# Why does a balance balance?

1. Jan 15, 2006

### Chaos Pariah

I've been trying to wrap my mind around how a balance works, and I come up with a question I need help with...
If you have a traditional balance scale, and you put perfectly equal weights on both sides, of course the scale balances the two out, and the two objects being weighed end-up at equal distances from the ground, like a teeter-totter.
Why does the balance equal out, instead of merely remaining wherever one puts it?
It seems to me that if the weights are equal and the distance from the fulcrum is equal, that if I were to exert force to raise one side of the balance (lowering the other), the weights would remain wherever I adjusted them, instead of moving back to the point where the lever is once more parallel. What force causes the movement back to "center"?

2. Jan 15, 2006

### fargoth

lets assume the balance is not at equilibtium because you pushed one weight down, the rod connecting the two weights has the degree $$\Theta$$ from the horizon.
no, mg acts downward, meaning that between the rod and the force for the upper weight you got $$90-\Theta$$ and for the lower weight its $$90+\Theta$$.
now the torque on the rod is the product of r cross F ($$r x F$$) so its size is $$N=r*mg*sin(90+\Theta)-r*mg*sin(90-\Theta)$$ when r is the distance of weights from the rotation axis.

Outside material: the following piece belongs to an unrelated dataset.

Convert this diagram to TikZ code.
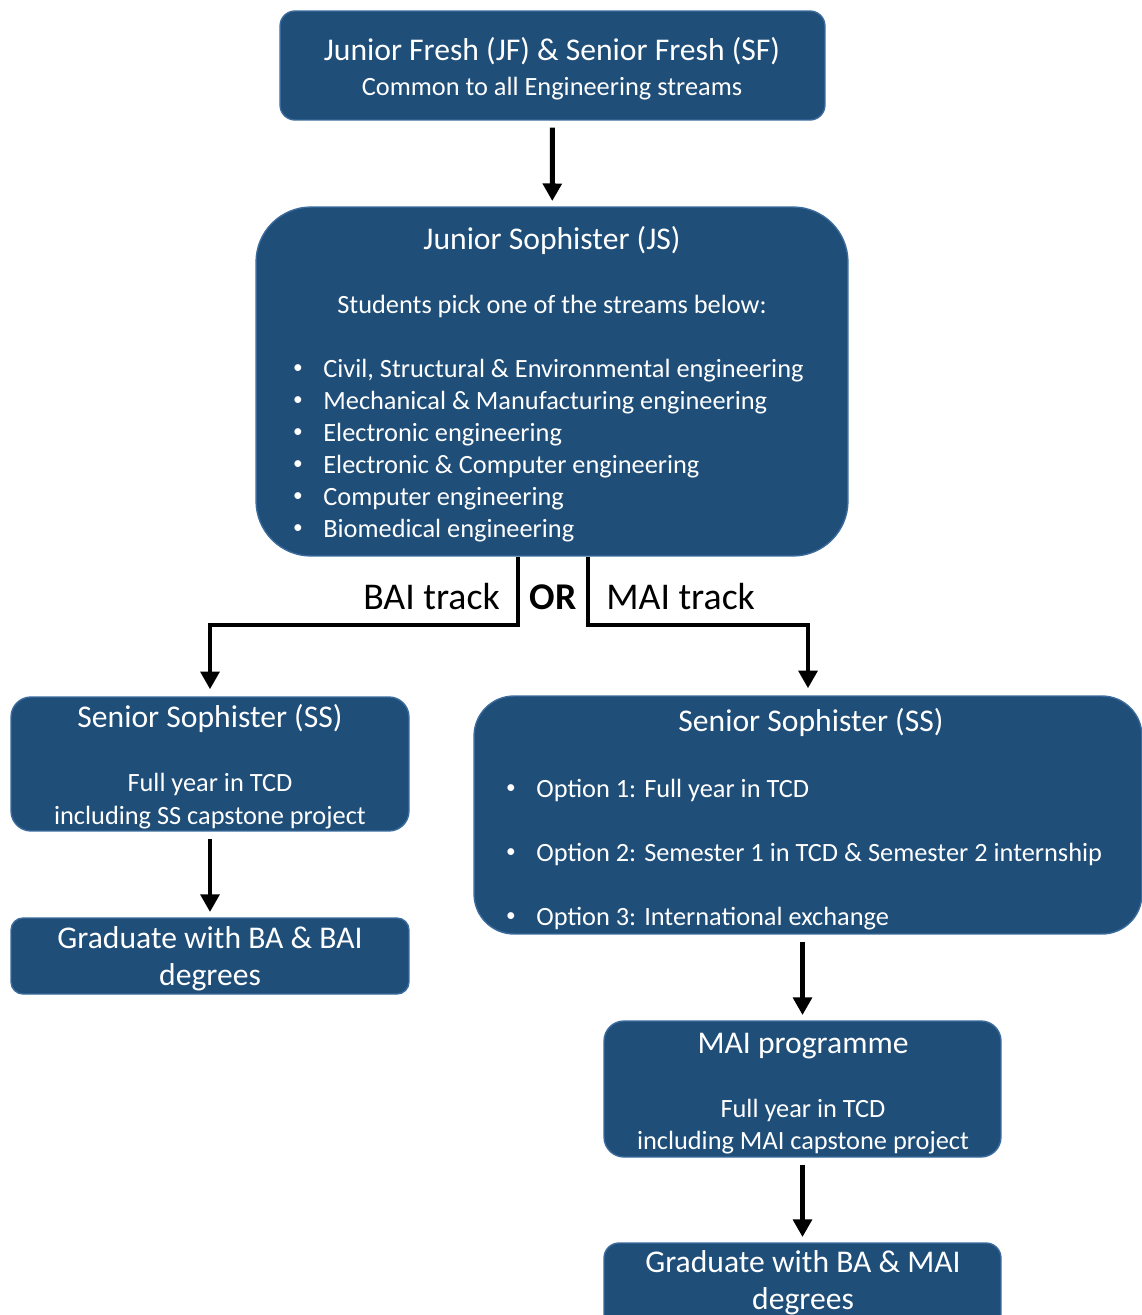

EDIT: sorry i just saw this one give N=0... im going to sleep right now, i'll give you the right answer tomorrow incase no one else comes first.

Last edited: Jan 15, 2006
3. Jan 15, 2006

### Dmstifik8ion

For the same reason it balances empty (when you calibrate it). The stability is due to the center of gravity being below the pivot point. This is why a pendulum seeks a straight downward position.

4. Jan 16, 2006

### fargoth

yeah, ok, i found the problem, if you got a rod with two equal masses on it, and the pivot point is on the center of mass, as in the exercise i tried to solve, the rod will be balanced for every angle.
if the center of mass is below the pivot point, it will indid return to $$\Theta=0$$ for equilibrium.
because the torque is $$2mgaSin(\Theta)$$ when "a" is the distance of the center of mass from the pivot point.
if you want instructions on how i got this solution id be happy to write it for you.

5. Jan 17, 2006

### Chaos Pariah

Thanks!

Thanks, everyone, for your help in explaining this to me. Actually, when I first found this forum, I searched for a thread that dealt with this question and came up empty - I guess I need to refine my skills in composing such searches. It turns out that immediately after posting my question, I was curious as to what others were asking about. I scrolled down the list of threads and found that someone had asked the identical question and had already received several very good answers. In any case, I now understand why the balance works. Thank you all very much for your efforts toward my continued education!